How analytics supports performance improvement:
- Real-time dashboards: Track uptime, response times, SLA compliance, and ticket trends at a glance.
- KPI alignment: Correlate vendor performance with business outcomes—like application availability or customer satisfaction.
- Vendor scorecards: Create visual scorecards that rank vendors on reliability, cost efficiency, and service quality.
- Feedback loops: Use insights to inform renewal discussions, contract amendments, or replacement decisions.
Example in action:
A global logistics company used analytics dashboards to track ticket resolution across 12 network carriers. When one provider consistently missed SLAs, the data supported a mid-term renegotiation that led to a 22% improvement in resolution time.
Takeaway: You can’t manage what you can’t measure. Analytics transforms vendor management into a performance-driven partnership rather than a reactive firefight.
5. Integrating Analytics into the Sourcing Lifecycle
Embedding analytics into sourcing doesn’t require starting from scratch; it’s about building on existing processes with a more structured approach to data.
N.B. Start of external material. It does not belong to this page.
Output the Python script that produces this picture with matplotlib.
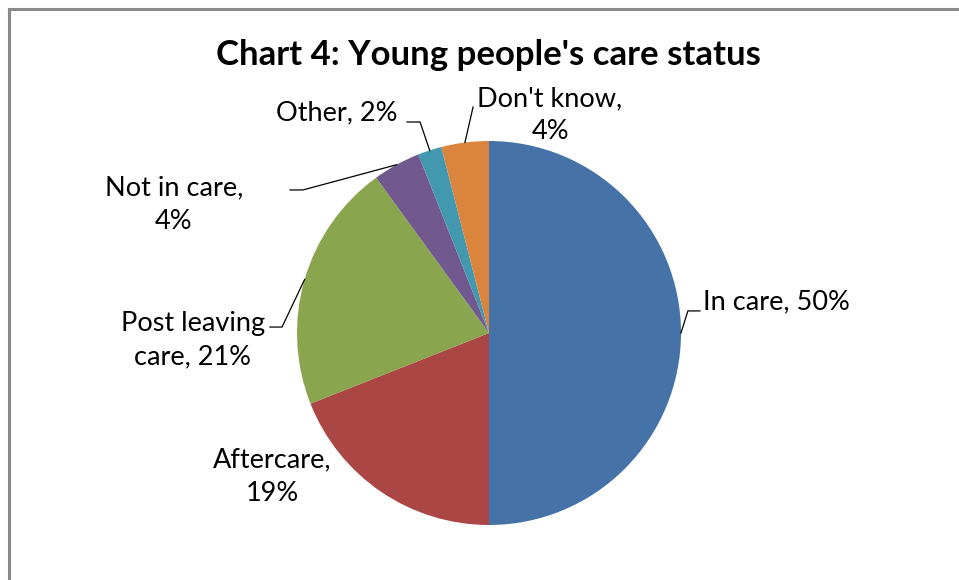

Practical roadmap to integrate analytics:
1. Centralize your data. Bring together spend, contract, performance, and asset data into a single platform. This eliminates silos and gives teams a single source of truth.
2. Define clear KPIs. Identify the metrics that truly drive sourcing value—cost per circuit, SLA adherence, utilization, mean-time-to-resolution, etc.
3. Automate reporting and alerts. Set up dashboards that update automatically and notify stakeholders when KPIs fall outside acceptable thresholds.
4. Leverage predictive analytics. Move from descriptive (“what happened?”) to prescriptive (“what should we do next?”) analysis.
5. Integrate with your sourcing workflow. Ensure analytics insights are used at key decision points—RFP evaluation, negotiation, and renewal.
6. Foster a data-driven culture. Encourage teams to make sourcing recommendations based on evidence, not assumptions.
Example in action:
A technology firm implemented centralized analytics within its IT spend management platform. Within six months, it reduced invoice processing time by 40%, increased cost recovery by 9%, and developed a quarterly vendor scorecard process that aligned procurement and IT leaders around shared performance goals.
6. The Long-Term Value: From Tactical to Strategic Decision-Making
When analytics becomes part of everyday sourcing, the benefits compound. Over time, you gain institutional knowledge that helps you predict trends, identify high-value partners, and optimize total cost of ownership across your IT portfolio.
The result is a shift in mindset: sourcing is no longer a series of tactical cost-cutting exercises; it becomes a strategic capability.
Organizations that harness analytics can:
- Move faster in response to market changes.
- Build stronger, more transparent vendor relationships.
- Align IT investments with business outcomes.
- Free up teams to focus on innovation instead of administration.
Conclusion: Turning Data into a Competitive Advantage
Analytics is not a luxury; it’s a necessity for modern IT sourcing. It turns chaos into clarity, assumptions into evidence, and transactions into strategy.
By using data to evaluate vendors, control costs, manage risk, and measure performance, IT leaders position their organizations for smarter, more sustainable decisions. The result? Stronger vendor partnerships, reduced waste, and sourcing strategies that are as dynamic as the technology they support.
In a market where technology decisions directly shape business outcomes, analytics isn’t just about making better sourcing choices. It’s about creating a smarter, more resilient IT organization.